Its or It's: To Apostrophe or Not To Apostrophe?

. . .
Eats, Shoots & Leaves by Lynne Truss (2003, Miraculous Panda, Ltd.) is my favorite punctuation manual and I recommend it for all writers. As its author says, “It’s tough being a stickler for punctuation these days.”

The subtitle tells it all: The Zero Tolerance Approach to Punctuation.

The introduction will give you the flavor:

“Either this will ring bells for you, or it won’t. A printed banner has appeared on the concourse of a petrol station near where I live. “Come inside,” it says, “for CD’s, VIDEO’s, DVD’s, and BOOK’s.

If this satanic sprinkling of redundant apostrophes causes no little gasp of horror or quickening of the pulse, you should probably put down this book at once.”


As soon as I began writing this note, I started flipping pages and finding quotable lines on every single one.

“. . . standards of punctuation in general in the UK are indeed approaching the point of illiteracy; self-justified philistines (“Get a life!”) are truly in the driving seat of our culture.”

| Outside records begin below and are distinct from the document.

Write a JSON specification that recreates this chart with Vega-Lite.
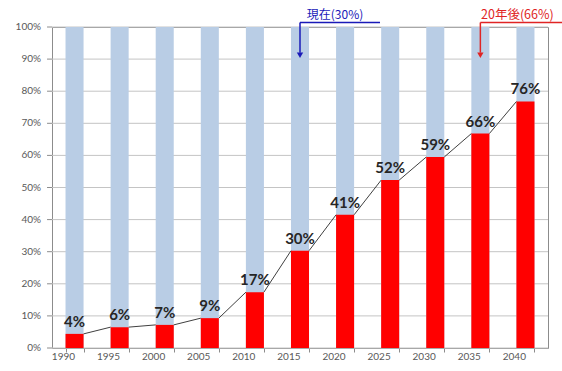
{
  "$schema": "https://vega.github.io/schema/vega-lite/v6.json",
  "width": 496,
  "height": 321,
  "autosize": {"type": "none"},
  "padding": {"left": 52, "top": 27, "right": 14, "bottom": 23},
  "background": "white",
  "config": {
    "view": {"stroke": "#8c8c8c", "strokeWidth": 1},
    "font": "Lato",
    "axis": {"labelFont": "Lato", "labelFontSize": 10, "labelColor": "#595959", "tickColor": "#8c8c8c", "domain": false, "title": null}
  },
  "datasets": {
    "bars": [
      {"year": "1990", "share": 0.044, "label": "4%"},
      {"year": "1995", "share": 0.065, "label": "6%"},
      {"year": "2000", "share": 0.072, "label": "7%"},
      {"year": "2005", "share": 0.093, "label": "9%"},
      {"year": "2010", "share": 0.174, "label": "17%"},
      {"year": "2015", "share": 0.303, "label": "30%"},
      {"year": "2020", "share": 0.415, "label": "41%"},
      {"year": "2025", "share": 0.523, "label": "52%"},
      {"year": "2030", "share": 0.595, "label": "59%"},
      {"year": "2035", "share": 0.668, "label": "66%"},
      {"year": "2040", "share": 0.768, "label": "76%"}
    ],
    "yticks": [
      {"v": 0}, {"v": 0.1}, {"v": 0.2}, {"v": 0.3}, {"v": 0.4}, {"v": 0.5},
      {"v": 0.6}, {"v": 0.7}, {"v": 0.8}, {"v": 0.9}, {"v": 1}
    ]
  },
  "layer": [
    {
      "data": {"name": "yticks"},
      "mark": {"type": "rule", "color": "#c4c4c4", "strokeWidth": 1},
      "encoding": {
        "y": {"field": "v", "type": "quantitative", "scale": {"domain": [0, 1], "nice": false}, "axis": null}
      }
    },
    {
      "data": {"name": "yticks"},
      "mark": {"type": "rule", "color": "#8c8c8c", "strokeWidth": 1, "xOffset": -27.5, "x2Offset": -22.5},
      "encoding": {
        "x": {"datum": "1990", "type": "ordinal", "scale": {"type": "band", "domain": ["1990", "1995", "2000", "2005", "2010", "2015", "2020", "2025", "2030", "2035", "2040"], "paddingInner": 0.6, "paddingOuter": 0.3}},
        "x2": {"datum": "1990"},
        "y": {"field": "v", "type": "quantitative"}
      }
    },
    {
      "data": {"name": "yticks"},
      "mark": {"type": "text", "font": "Lato", "fontSize": 10, "color": "#595959", "align": "right", "baseline": "middle", "dx": -33.5},
      "encoding": {
        "x": {"datum": "1990", "type": "ordinal", "scale": {"type": "band"}},
        "y": {"field": "v", "type": "quantitative"},
        "text": {"field": "v", "type": "quantitative", "format": ".0%"}
      }
    },
    {
      "data": {"name": "bars"},
      "encoding": {
        "x": {
          "field": "year",
          "type": "ordinal",
          "scale": {"type": "band", "domain": ["1990", "1995", "2000", "2005", "2010", "2015", "2020", "2025", "2030", "2035", "2040"], "paddingInner": 0.6, "paddingOuter": 0.3},
          "axis": {"labelAngle": 0, "tickBand": "extent", "tickSize": 4, "labelPadding": 4, "grid": false}
        }
      },
      "layer": [
        {
          "mark": {"type": "bar", "color": "#b9cde5"},
          "encoding": {"y": {"datum": 1, "type": "quantitative", "axis": null}}
        },
        {
          "transform": [
            {"window": [{"op": "lead", "field": "year", "as": "nextYear"}, {"op": "lead", "field": "share", "as": "nextShare"}], "sort": [{"field": "year"}]},
            {"filter": "datum.nextYear != null"}
          ],
          "mark": {"type": "rule", "color": "#404040", "strokeWidth": 1, "xOffset": 9, "x2Offset": -9},
          "encoding": {
            "x2": {"field": "nextYear"},
            "y": {"field": "share", "type": "quantitative", "axis": null},
            "y2": {"field": "nextShare"}
          }
        },
        {
          "mark": {"type": "bar", "color": "#ff0000"},
          "encoding": {"y": {"field": "share", "type": "quantitative", "axis": null}}
        },
        {
          "mark": {"type": "text", "fontSize": 15, "fontWeight": "bold", "color": "#262626", "baseline": "alphabetic", "dy": -7},
          "encoding": {
            "y": {"field": "share", "type": "quantitative", "axis": null},
            "text": {"field": "label"}
          }
        }
      ]
    },
    {
      "data": {"values": [{"year": "2015", "note": "現在(30%)"}]},
      "encoding": {"x": {"field": "year", "type": "ordinal"}},
      "layer": [
        {"mark": {"type": "text", "font": "Noto Sans CJK JP", "fontSize": 12, "color": "#1a1ab8", "dx": 35, "baseline": "middle"},
         "encoding": {"y": {"datum": 1.0375, "type": "quantitative", "axis": null}, "text": {"field": "note"}}},
        {"mark": {"type": "rule", "color": "#1a1ab8", "strokeWidth": 1.5, "x2Offset": 80},
         "encoding": {"x2": {"field": "year"}, "y": {"datum": 1.014, "type": "quantitative", "axis": null}}},
        {"mark": {"type": "rule", "color": "#1a1ab8", "strokeWidth": 1.5},
         "encoding": {"y": {"datum": 1.014, "type": "quantitative", "axis": null}, "y2": {"datum": 0.92}}},
        {"mark": {"type": "point", "shape": "triangle-down", "filled": true, "opacity": 1, "size": 40, "color": "#1a1ab8"},
         "encoding": {"y": {"datum": 0.912, "type": "quantitative", "axis": null}}}
      ]
    },
    {
      "data": {"values": [{"year": "2035", "note": "20年後(66%)"}]},
      "encoding": {"x": {"field": "year", "type": "ordinal"}},
      "layer": [
        {"mark": {"type": "text", "font": "Noto Sans CJK JP", "fontSize": 12.5, "color": "#e02424", "dx": 37, "baseline": "middle"},
         "encoding": {"y": {"datum": 1.0375, "type": "quantitative", "axis": null}, "text": {"field": "note"}}},
        {"mark": {"type": "rule", "color": "#e02424", "strokeWidth": 1.5, "x2Offset": 90},
         "encoding": {"x2": {"field": "year"}, "y": {"datum": 1.014, "type": "quantitative", "axis": null}}},
        {"mark": {"type": "rule", "color": "#e02424", "strokeWidth": 1.5},
         "encoding": {"y": {"datum": 1.014, "type": "quantitative", "axis": null}, "y2": {"datum": 0.92}}},
        {"mark": {"type": "point", "shape": "triangle-down", "filled": true, "opacity": 1, "size": 40, "color": "#e02424"},
         "encoding": {"y": {"datum": 0.912, "type": "quantitative", "axis": null}}}
      ]
    }
  ]
}
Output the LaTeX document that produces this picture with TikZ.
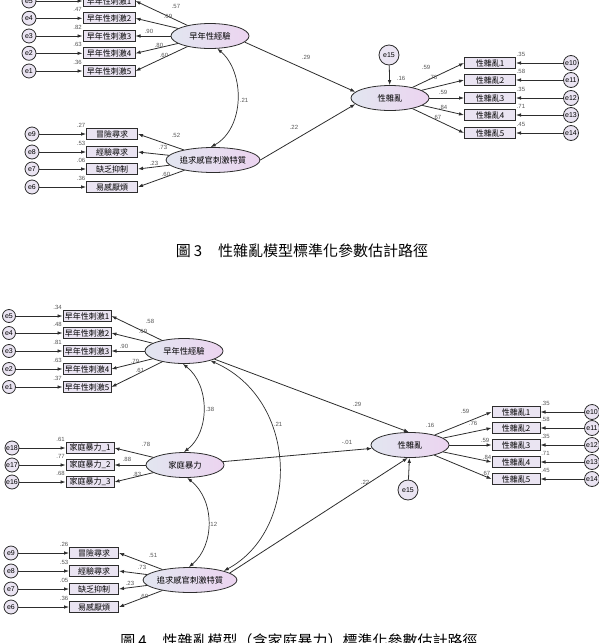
\documentclass[tikz,border=0pt]{standalone}
\usepackage{fontspec}
\setmainfont{Liberation Sans}
\newfontfamily\cjk{Noto Sans CJK TC}
\usepackage{xcolor}
\usetikzlibrary{arrows.meta, shapes.geometric}
\definecolor{LatentL}{RGB}{226,230,240}
\definecolor{LatentR}{RGB}{236,212,240}
\definecolor{BoxFill}{RGB}{234,228,242}
\definecolor{LineGray}{RGB}{45,45,45}
\definecolor{NumGray}{RGB}{85,85,85}

\begin{document}
\begin{tikzpicture}[x=1pt, y=-1pt, >={Latex[length=5pt,width=3.6pt]},
  latent/.style={ellipse, draw=LineGray, line width=0.8pt, left color=LatentL, right color=LatentR,
    minimum width=78, minimum height=25, inner sep=0pt, font=\cjk\fontsize{8.3}{9}\selectfont},
  obs/.style={rectangle, draw=LineGray, line width=1pt, fill=BoxFill, minimum width=50,
    minimum height=11, inner sep=0pt, font=\cjk\fontsize{8}{9}\selectfont},
  err/.style={circle, draw=LineGray, line width=0.8pt, fill=BoxFill, minimum size=14,
    inner sep=0pt, font=\fontsize{7}{8}\selectfont},
  coef/.style={font=\fontsize{6}{7}\selectfont, text=NumGray, inner sep=0.6pt},
  arr/.style={->, line width=0.8pt, draw=LineGray},
  cov/.style={<->, line width=0.7pt, draw=LineGray},
  figcap/.style={font=\cjk\fontsize{15}{16}\selectfont}]
\useasboundingbox (0,0) rectangle (598,643);

% ---- Figure 3 ----
\node[latent] (early3) at (210,36) {早年性經驗};
\node[latent] (sens3) at (213,160) {追求感官刺激特質};
\node[latent] (dis3) at (390,98) {性雜亂};
\node[err, minimum size=20] (e15a) at (389,55) {e15};

\foreach \i/\y/\e/\r/\l/\lx/\ly in {1/1/5/{}/.57/176/6, 2/18.3/4/.47/.69/168/16, 3/36/3/.82/.90/149/31,
    4/53.3/2/.63/.80/159/45, 5/71/1/.36/.60/164/55}{
  \node[obs, minimum width=52, label={[coef]north west:\r}] (a3\i) at (109,\y) {早年性刺激\i};
  \node[err] (ea3\i) at (29,\y) {e\e};
  \draw[arr] (ea3\i) -- (a3\i);
  \draw[arr] (early3) -- (a3\i.east);
  \node[coef] at (\lx,\ly) {\l};
}
\foreach \i/\y/\e/\r/\t/\l/\lx/\ly in {1/134/9/.27/冒險尋求/.52/176/135, 2/152/8/.53/經驗尋求/.73/163/147,
    3/169/7/.06/缺乏抑制/.23/154/163, 4/187/6/.36/易感厭煩/.60/166/174}{
  \node[obs, minimum width=51, label={[coef]north west:\r}] (b3\i) at (112,\y) {\t};
  \node[err] (eb3\i) at (32,\y) {e\e};
  \draw[arr] (eb3\i) -- (b3\i);
  \draw[arr] (sens3) -- (b3\i.east);
  \node[coef] at (\lx,\ly) {\l};
}
\foreach \i/\y/\e/\r/\l/\lx/\ly in {1/63/10/.35/.59/426/67, 2/80/11/.58/.76/433/77, 3/98/12/.35/.59/443/92,
    4/115/13/.71/.84/443/107, 5/133/14/.45/.67/437/117}{
  \node[obs, minimum width=51, label={[coef]north east:\r}] (c3\i) at (490,\y) {性雜亂\i};
  \node[err, minimum size=15] (ec3\i) at (571,\y) {e\e};
  \draw[arr] (ec3\i) -- (c3\i);
  \draw[arr] (dis3) -- (c3\i.west);
  \node[coef] at (\lx,\ly) {\l};
}
\draw[cov] (early3.-60) .. controls (245,72) and (245,128) .. (sens3.100);
\draw[arr] (early3.-10) -- (dis3.170);
\draw[arr] (sens3.east) -- (dis3.-170);
\draw[arr] (e15a) -- (dis3);
\node[coef] at (244,100) {.21};
\node[coef] at (306,57) {.29};
\node[coef] at (294,127) {.22};
\node[coef] at (401,78) {.16};
\node[figcap] (cap3) at (302,251) {圖\hspace{3pt}3\hspace{16pt}性雜亂模型標準化參數估計路徑};

% ---- Figure 4 ----
\node[latent] (early4) at (184,351) {早年性經驗};
\node[latent] (fam4) at (185,465) {家庭暴力};
\node[latent] (sens4) at (190,580) {追求感官刺激特質};
\node[latent] (dis4) at (410,445) {性雜亂};
\node[err, minimum size=20] (e15b) at (408,490) {e15};

\foreach \i/\y/\e/\r/\l/\lx/\ly in {1/316/5/.34/.58/150/321, 2/333/4/.48/.69/143/331, 3/351/3/.81/.90/124/346,
    4/369/2/.63/.79/135/361, 5/387/1/.37/.61/140/370}{
  \node[obs, minimum width=48, label={[coef]north west:\r}] (a4\i) at (87,\y) {早年性刺激\i};
  \node[err, minimum size=13] (ea4\i) at (9,\y) {e\e};
  \draw[arr] (ea4\i) -- (a4\i);
  \draw[arr] (early4) -- (a4\i.east);
  \node[coef] at (\lx,\ly) {\l};
}
\foreach \i/\y/\e/\r/\l/\lx/\ly in {1/448/18/.61/.78/146/444, 2/465/17/.77/.88/127/459, 3/482/16/.68/.83/137/474}{
  \node[obs, minimum width=48, label={[coef]north west:\r}] (f4\i) at (90,\y) {家庭暴力\_\i};
  \node[err] (ef4\i) at (12,\y) {e\e};
  \draw[arr] (ef4\i) -- (f4\i);
  \draw[arr] (fam4) -- (f4\i.east);
  \node[coef] at (\lx,\ly) {\l};
}
\foreach \i/\y/\e/\r/\t/\l/\lx/\ly in {1/553/9/.26/冒險尋求/.51/153/555, 2/571/8/.53/經驗尋求/.73/142/567,
    3/589/7/.05/缺乏抑制/.23/130/583, 4/607/6/.36/易感厭煩/.60/144/596}{
  \node[obs, minimum width=49, label={[coef]north west:\r}] (b4\i) at (94,\y) {\t};
  \node[err] (eb4\i) at (11,\y) {e\e};
  \draw[arr] (eb4\i) -- (b4\i);
  \draw[arr] (sens4) -- (b4\i.east);
  \node[coef] at (\lx,\ly) {\l};
}
\foreach \i/\y/\e/\r/\l/\lx/\ly in {1/412/10/.35/.59/465/411, 2/428/11/.58/.76/473/423, 3/445/12/.35/.59/485/440,
    4/462/13/.71/.84/487/457, 5/479/14/.45/.67/486/473}{
  \node[obs, minimum width=48, label={[coef]north east:\r}] (c4\i) at (516,\y) {性雜亂\i};
  \node[err, minimum size=15] (ec4\i) at (592,\y) {e\e};
  \draw[arr] (ec4\i) -- (c4\i);
  \draw[arr] (dis4) -- (c4\i.west);
  \node[coef] at (\lx,\ly) {\l};
}
\draw[cov] (early4.-95) .. controls (210,385) and (210,432) .. (fam4.95);
\draw[cov] (fam4.-80) .. controls (215,500) and (215,545) .. (sens4.95);
\draw[cov] (early4.-20) .. controls (300,400) and (300,530) .. (sens4.15);
\draw[arr] (early4.-15) -- (dis4.95);
\draw[arr] (fam4) -- (dis4);
\draw[arr] (sens4.10) -- (dis4.-100);
\draw[arr] (e15b) -- (dis4);
\node[coef] at (210,409) {.38};
\node[coef] at (278,424) {.21};
\node[coef] at (213,524) {.12};
\node[coef] at (357,404) {.29};
\node[coef] at (347,442) {-.01};
\node[coef] at (365,482) {.22};
\node[coef] at (430,425) {.16};
\node[figcap] (cap4) at (299,641) {圖\hspace{3pt}4\hspace{16pt}性雜亂模型（含家庭暴力）標準化參數估計路徑};
\end{tikzpicture}
\end{document}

The advice of Ms. Truss is not for the faint of heart-- but if you want to be a professional writer, you’d better buck up and give up faintheartedness in favor of correctness. Here’s my favorite handout, taken from her pages so as to disguise my own fury by quoting hers:


Its and It’s

“The confusion of the possessive “its” (no apostrophe) with the contractive “it’s” (with apostrophe) is an unequivocal signal of illiteracy and sets off a simple Pavlovian “kill” response in the average stickler. The rule is: the word “it’s” (with apostrophe) stands for “it is” or “it has”. If the word does not stand for “it is” or “it has” then what you require is “its”. “This is extremely easy to grasp. Getting your itses mixed up is the greatest solecism in the world of punctuation. No matter that you have a PhD and have read all of Henry James twice. If you still persist in writing, “Good food at it’s best”, you deserve to be struck by lightning, hacked up on the spot and buried in an unmarked grave.”

--- Lynne Truss, Eats Shoots & Leaves, p. 44


I couldn't have said it better myself.